Fort St. Joseph archaeological site focus of summer programs for all ages

contact: Deanne Puca
| WMU News
Photo of a Fort St. Joseph archaeological project sign.

The fort's location was pinpointed in 1998.

KALAMAZOO, Mich.—The Fort St. Joseph Archaeological Project, sponsored by Western Michigan University and the city of Niles, is beginning its intensive summer program schedule, with registration underway for its summer camps and dates set for its lecture series, open house and traditional field school.

The schedule begins with the 41st annual WMU Archaeological Field School, a long-running tradition and one of the oldest archaeological field schools in the U.S., from June 30 to Aug. 19. The program offers graduate and undergraduate students the opportunity to discover history as they search for evidence of past activities at Fort St. Joseph. Students gain hands-on experience in proper archaeological techniques, including excavation, site survey, wet screening, record keeping and mapping.

Summer programs at Fort St. Joseph

The field school is highlighted though several other programs at the fort this summer.

Summer camp programs

The Summer Camp Program for youth and lifelong learners, alike, provides an opportunity for the public to engage in history and search for evidence at the Fort St. Joseph archeology site. Led by WMU Public Education Instructor Tim Bober, participants spend a week discovering the extensive history of Fort St. Joseph and participate in onsite excavation with opportunities to wet screen, map and analyze recovered artifacts.

An approved continuing education program, the Lifelong Learner Camps offer students three WMU graduate credits, nine State Board Continuing Education Units in Michigan, credits for recertification in Illinois, and/or credits applicable toward the Professional Growth Plan in Indiana. To apply, visit Camp dates and target audiences are:

  • July 15-22, lifelong learners.
  • July 25-30, teachers and graduate students.
  • Aug. 1-5, middle school students in grades six to nine.

Lecture series

A Summer Lecture Series invites the public to engage in several interactive and educational programs that focus on this year's theme: "Flowing Through Time: Rivers in Historical and Archaeological Perspective." The annual four-part lecture series begins at 7 p.m. Wednesday, July 20, at the Niles District Library. Other lectures will be held at the same time and location and feature these topics and presenters:

  • July 20, "Bark Canoes and Dugouts: Early Transportation on West Michigan Rivers," Kevin Finney, executive director, Jijak Foundation, Gun Lake Band of Potawatomi Indians.
  • July 27, "Native American and Euro-American Settlements of the St. Joseph River Valley," Allison Hoock, WMU graduate student.
  • Aug. 3, "A Plentitude of All Things: Resources of la Riviere St. Joseph," Terrance J. Martin, curator emeritus, Illinois State Museum.
  • Aug. 10, "A History Runs Through It: Nine Millennia of Human Experience Along the St. Johns River of Northeast Florida," Kenneth E. Sassaman, Department of Anthropology, University of Florida.

Annual open house

Fort St. Joseph also hosts its free open house from 10 a.m. to 4 p.m.
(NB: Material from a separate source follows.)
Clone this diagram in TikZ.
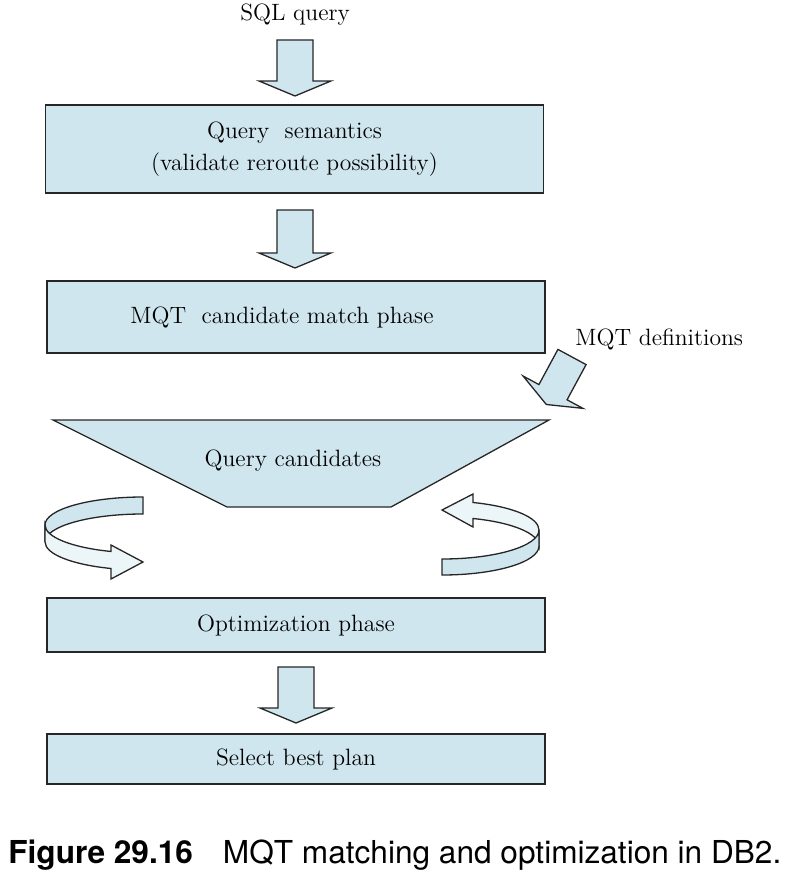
\documentclass[tikz,border=0pt]{standalone}
\usepackage{fontspec}
\newfontfamily\capfont{TeX Gyre Heros}
\usetikzlibrary{positioning}
\definecolor{qblue}{RGB}{208,230,239}
\definecolor{qpale}{RGB}{236,246,249}
\tikzset{
  phase/.style={draw=black!85, fill=qblue, line width=0.65pt, minimum width=249pt, inner sep=0pt},
  blk/.style={draw=black!85, fill=qblue, line width=0.65pt},
  pale/.style={draw=black!85, fill=qpale, line width=0.65pt},
  txt/.style={inner sep=0pt}
}
\begin{document}
\begin{tikzpicture}[x=0.5pt, y=-0.5pt, font=\fontsize{11.8}{16}\selectfont]
  \useasboundingbox (0,0) rectangle (792,886);

  \node[txt] (sql) at (295,15) {SQL query};
  \node[phase, minimum height=44pt, align=center] (sem) at (294.5,149) {Query\ \ semantics\\(validate reroute possibility)};
  \node[phase, minimum height=36pt] (match) at (296,317) {MQT\ \ candidate match phase\hspace*{14pt}};
  \node[phase, minimum height=27pt] (opt) at (296,625) {Optimization phase};
  \node[phase, minimum height=25pt] (best) at (296,759) {Select best plan};

  \filldraw[blk] (53,420) -- (549,420) -- (391,507) -- (227,507) -- cycle;
  \node[txt] (cand) at (293,461) {Query candidates};

  \foreach \x/\ys/\yt in {295/40/96, 295/210/268, 296/667/723}
  {
    \filldraw[blk] (\x-18,\ys) -- (\x+18,\ys) -- (\x+18,\yt-15) -- (\x+36,\yt-15)
      -- (\x,\yt) -- (\x-36,\yt-15) -- (\x-18,\yt-15) -- cycle;
  }

  \node[txt, anchor=west] (defs) at (575,339) {MQT definitions};
  \begin{scope}[shift={(572,357)}, rotate=-28.4]
    \filldraw[blk] (-16,0) -- (16,0) -- (16,40) -- (34,40) -- (0,54) -- (-34,40) -- (-16,40) -- cycle;
  \end{scope}

  \filldraw[blk] (143,497) arc[start angle=270, end angle=180, x radius=98, y radius=28]
    -- ++(0,17) arc[start angle=180, end angle=270, x radius=98, y radius=28] -- cycle;
  \filldraw[pale] (45,525) arc[start angle=180, end angle=109.1, x radius=98, y radius=28]
    -- (111,545) -- (143,562) -- (111,579) -- (111,568.5)
    arc[start angle=109.1, end angle=180, x radius=98, y radius=28] -- cycle;

  \filldraw[pale] (473,502.5) arc[start angle=288.64, end angle=360, x radius=97, y radius=29]
    -- ++(0,16) arc[start angle=360, end angle=288.64, x radius=97, y radius=29]
    -- (473,527) -- (442,510) -- (473,494) -- cycle;
  \filldraw[blk] (442,559) arc[start angle=90, end angle=0, x radius=97, y radius=29]
    -- ++(0,16) arc[start angle=0, end angle=90, x radius=97, y radius=29] -- cycle;

  \node[txt, anchor=base west] (cap) at (8,863) {\capfont\fontsize{15.8}{19}\selectfont\textbf{Figure 29.16}\hspace{15pt}MQT matching and optimization in DB2.};
\end{tikzpicture}
\end{document}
Saturday, Aug. 6, and Sunday, Aug. 7, at the corner of Fort and Bond Streets in Niles. Attendees can meet WMU archaeologists working at the archaeological site, observe period demonstrations at the Living History Village, explore the active site, participate in children’s activities and crafts, view recently uncovered artifacts, listen to period music and participate in period dance, and learn more about the importance of the St. Joseph River past and present.

About Fort St. Joseph

WMU's Department of Anthropology pinpointed the fort's location during an initial survey in 1998. Excavations began in earnest there in 2002, when WMU began conducting its annual archaeological field school at the fort site.

Since then, faculty researchers and students at the University have continued working to uncover and interpret the fort's physical remains.

First established as a mission in the 1680s by French Jesuits, the fort was one of the earliest European settlements in the western Great Lakes region. It was an important part of a chain of settlements that facilitated the fur trade between Native Americans and the French, and took on the roles of garrison and trading post during the first half of the 18th century.